Health insurance coverage

Iowa's rate of uninsured children is half that of the United States as a whole. Six percent of children in Iowa were without health insurance at the time of the survey compared to 12% nationally.[8] This translates into about 43,000 Iowa children without health insurance. Another six percent of children had been uninsured at some point in the previous year. The parents of one-third of Iowa's children (33%) worried about their ability to pay for their child's health care in the past year, and almost one in ten (9%) worried about it "a great deal."

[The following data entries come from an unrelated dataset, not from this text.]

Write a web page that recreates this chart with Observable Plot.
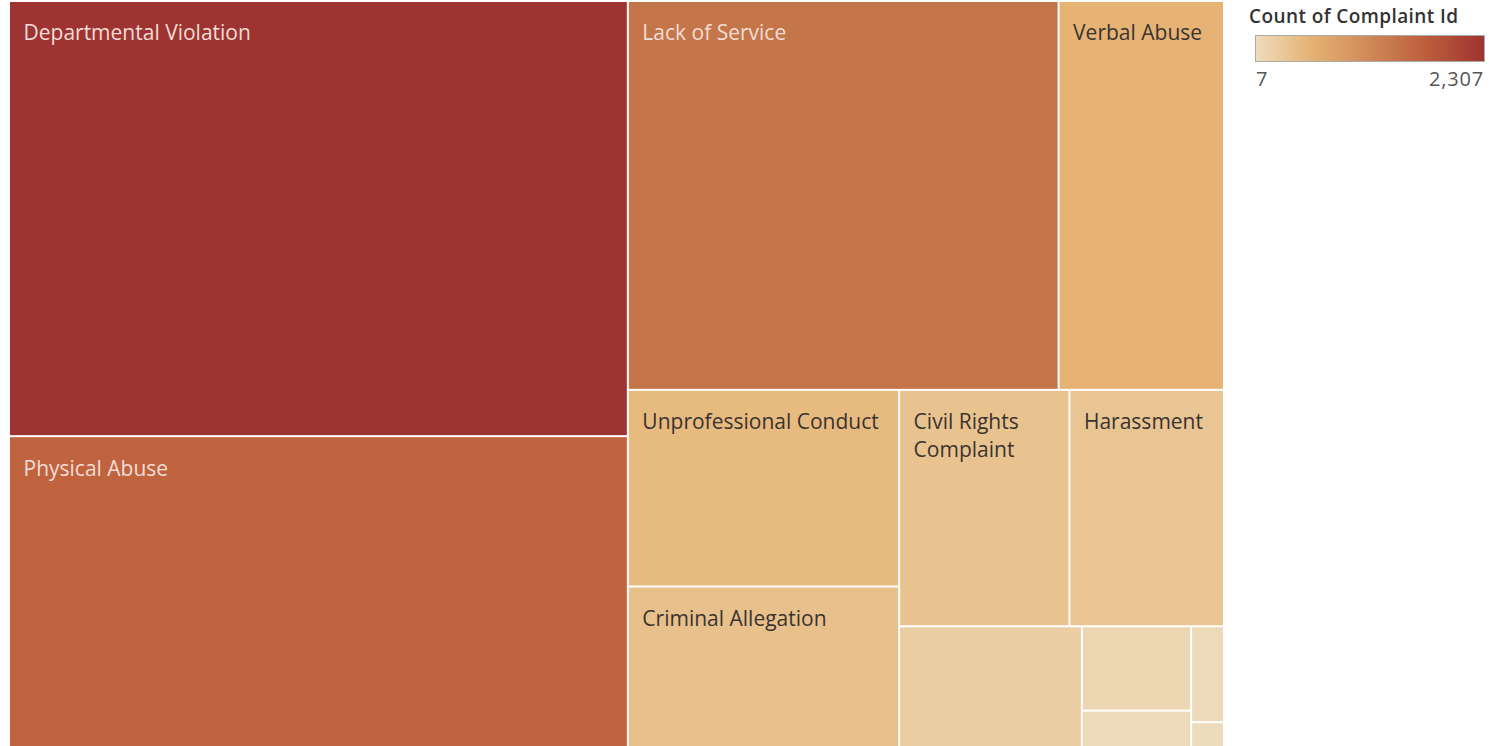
<!DOCTYPE html>
<html><head><meta charset="utf-8">
<script src="https://cdn.jsdelivr.net/npm/d3@7"></script>
<script src="https://cdn.jsdelivr.net/npm/@observablehq/plot@0.6"></script>
<style>
body{margin:0;background:#fff;font-family:"Open Sans",Lato,sans-serif;}
#wrap{position:relative;width:1491px;height:746px;overflow:hidden}
#chart{position:absolute;left:0;top:0}
#ltitle{position:absolute;left:1249px;top:3px;font-size:19px;font-weight:600;color:#333;white-space:nowrap;letter-spacing:0.4px}
#lbar{position:absolute;left:1255px;top:35px;width:228px;height:25px;border:1px solid #aaa}
#lmin{position:absolute;left:1256px;top:65px;font-size:20px;color:#555}
#lmax{position:absolute;right:7px;top:65px;font-size:20px;color:#555;letter-spacing:0.8px}
</style></head><body>
<div id="wrap"><div id="chart"></div>
<div id="ltitle"></div><div id="lbar"></div><div id="lmin"></div><div id="lmax"></div></div>
<script>
// ---- data ----
const categories = ["Departmental Violation","Physical Abuse","Lack of Service","Verbal Abuse",
  "Unprofessional Conduct","Criminal Allegation","Civil Rights Complaint","Harassment",
  "Sexual Crime/Misconduct","Domestic","Falsification","Drugs","Other Misconduct"];
const counts = [2307,1648,1435,551,457,373,345,313,189,79,34,27,7];
const colorDomain = [7,551,1435,1648,2307];
const colorRange = ["#eddcbc","#e6b374","#c4754a","#c0633f","#9e3431"];
const legendTitle = "Count of Complaint Id";
const legendLabels = ["7","2,307"];

// ---- layout ----
const W = 1213, H = 744;
const root = d3.hierarchy({children: categories.map((c,i)=>({name:c, value:counts[i]}))})
  .sum(d => d.value || 0).sort((a,b) => b.value - a.value);
d3.treemap().size([W,H]).tile(d3.treemapSquarify)(root);
const cells = root.leaves().map(d => ({name:d.data.name, value:d.value, x0:d.x0, x1:d.x1, y0:d.y0, y1:d.y1}));

const FS = 21;
const ctx = document.createElement("canvas").getContext("2d");
ctx.font = FS + "px 'Open Sans'";
function fitLabel(c){
  const avail = (c.x1 - c.x0) - 24;
  const words = c.name.split(" ");
  const lines = []; let cur = "";
  for (const w of words){
    if (ctx.measureText(w).width > avail) return "";
    const t = cur ? cur + " " + w : w;
    if (ctx.measureText(t).width <= avail) cur = t; else { lines.push(cur); cur = w; }
  }
  if (cur) lines.push(cur);
  if (20 + lines.length*28 > (c.y1 - c.y0)) return "";
  return lines.join("\n");
}
cells.forEach(c => c.label = fitLabel(c));

const cs = Plot.scale({color:{type:"linear", domain:colorDomain, range:colorRange}});
const textFill = d => d3.lab(cs.apply(d.value)).l < 62 ? "#f2ddd6" : "#3a3330";

const chart = Plot.plot({
  width: 1230, height: 746,
  x: {domain:[0,W], range:[9,1224], axis:null},
  y: {domain:[0,H], range:[1,747], axis:null},
  color: {type:"linear", domain:colorDomain, range:colorRange},
  style: {fontFamily:"'Open Sans', sans-serif", background:"#fff"},
  marks: [
    Plot.rect(cells, {x1:"x0", x2:"x1", y1:"y0", y2:"y1", fill:"value", inset:1}),
    Plot.text(cells.filter(c=>c.label), {x:"x0", y:"y0", text:"label", dx:14, dy:19,
      lineAnchor:"top", textAnchor:"start", fontSize:FS, lineHeight:28/FS, fill:textFill})
  ]
});
document.getElementById("chart").append(chart);

// ---- legend ----
document.getElementById("ltitle").textContent = legendTitle;
const stops = d3.range(0, 1.0001, 0.05).map(t => {
  const v = colorDomain[0] + t*(colorDomain[colorDomain.length-1]-colorDomain[0]);
  return cs.apply(v) + " " + (t*100) + "%";
});
document.getElementById("lbar").style.background = "linear-gradient(to right," + stops.join(",") + ")";
document.getElementById("lmin").textContent = legendLabels[0];
document.getElementById("lmax").textContent = legendLabels[1];
</script>
</body></html>
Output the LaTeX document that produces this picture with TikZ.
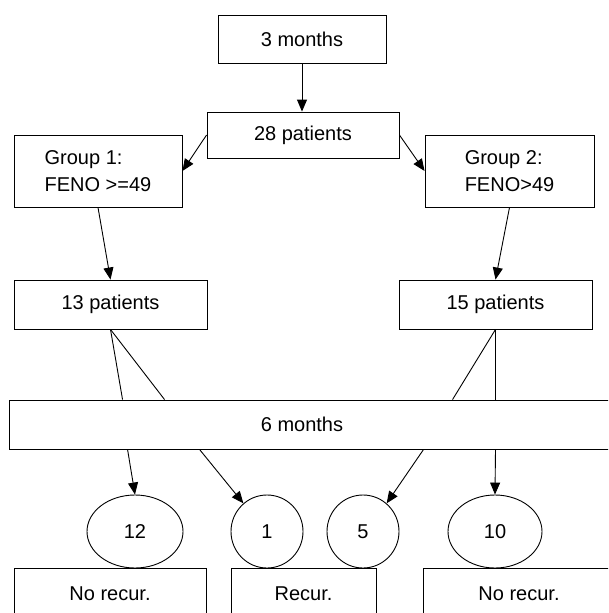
\documentclass[tikz,border=0pt]{standalone}
\usepackage{fontspec}
\setmainfont{Liberation Sans}
\usetikzlibrary{arrows.meta,shapes.geometric}

\begin{document}
\begin{tikzpicture}[x=1pt,y=-1pt,
    box/.style={draw,line width=0.9pt,inner sep=0pt,font=\fontsize{20}{27}\selectfont},
    oval/.style={draw,ellipse,line width=0.9pt,inner sep=0pt,minimum height=73pt,font=\fontsize{20}{27}\selectfont},
    arr/.style={-{Triangle[length=12pt,width=10pt]},line width=0.9pt},
    lin/.style={line width=0.9pt}]
  \useasboundingbox (0,0) rectangle (608,613);
  \clip (0,0) rectangle (608,613);
  % top part
  \node[box,minimum width=168pt,minimum height=48pt] (m3) at (302,39) {3 months};
  \node[box,minimum width=192pt,minimum height=46pt] (p28) at (303,135) {28 patients};
  \node[box,minimum width=168pt,minimum height=72pt,align=left] (g1) at (98,171) {Group 1:\\FENO >=49};
  \node[box,minimum width=169pt,minimum height=72pt,align=left] (g2) at (509.5,171) {Group 2:\\FENO>49};
  \node[box,minimum width=193pt,minimum height=49pt] (p13) at (110.5,304.5) {13 patients};
  \node[box,minimum width=193pt,minimum height=49pt] (p15) at (495.5,304.5) {15 patients};
  % follow-up
  \node[box,minimum width=606pt,minimum height=49pt] (m6) at (312,424.5) {\hspace*{-20pt}6 months};
  \node[oval,minimum width=96pt] (e12) at (135,531.5) {12};
  \node[oval,minimum width=72pt] (e1) at (267,531.5) {1};
  \node[oval,minimum width=72pt] (e5) at (363,531.5) {5};
  \node[oval,minimum width=94pt] (e10) at (495,531.5) {10};
  \node[box,minimum width=192pt,minimum height=52pt] (nr1) at (110,594) {No recur.};
  \node[box,minimum width=145pt,minimum height=52pt] (rc) at (303.5,594) {Recur.};
  \node[box,minimum width=192pt,minimum height=52pt] (nr2) at (519,594) {No recur.};

  \draw[arr] (m3.south) -- (m3.south |- p28.north);
  \draw[arr] (p28.west) -- (g1.east);
  \draw[arr] (p28.east) -- (g2.west);
  \draw[arr] (g1.south) -- (p13.north);
  \draw[arr] (g2.south) -- (p15.north);
  \draw[lin] (p13.south) -- ([xshift=114pt]m6.north west);
  \draw[lin] (p13.south) -- ([xshift=156pt]m6.north west);
  \draw[lin] (p15.south) -- ([xshift=444pt]m6.north west);
  \draw[lin] (p15.south) -- (p15.south |- m6.north);
  \draw[arr] ([xshift=119pt]m6.south west) -- (e12.north);
  \draw[arr] ([xshift=191pt]m6.south west) -- (e1.130);
  \draw[arr] ([xshift=415pt]m6.south west) -- (e5.50);
  \draw[arr] (p15.south |- m6.south) -- (e10.north);
\end{tikzpicture}
\end{document}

Eight of ten insured children received their health insurance through an employer-sponsored plan. Seven percent were insured through a personal policy while Medicaid covered 10 percent. One percent were covered by the Healthy and Well Kids in Iowa (HAWK-I) program, part of the Iowa State Child Health Insurance Program. Twenty percent of the children not in the Medicaid program (people who were either uninsured or had other insurance) had been covered by Medicaid at some point in their lives. About one-third (31%) of children's health insurance coverage was rated as excellent, about another one-third (35%) was rated as very good, and 10 percent was rated as fair (8%) or poor (2%). Just over one in ten (11%) children lived in a household where the parent was uninsured. Nine out of ten (89%) children lived in a household where the parent was covered by the same health insurance plan as they were. Almost half of the children's parents (45%) had heard about HAWK-I.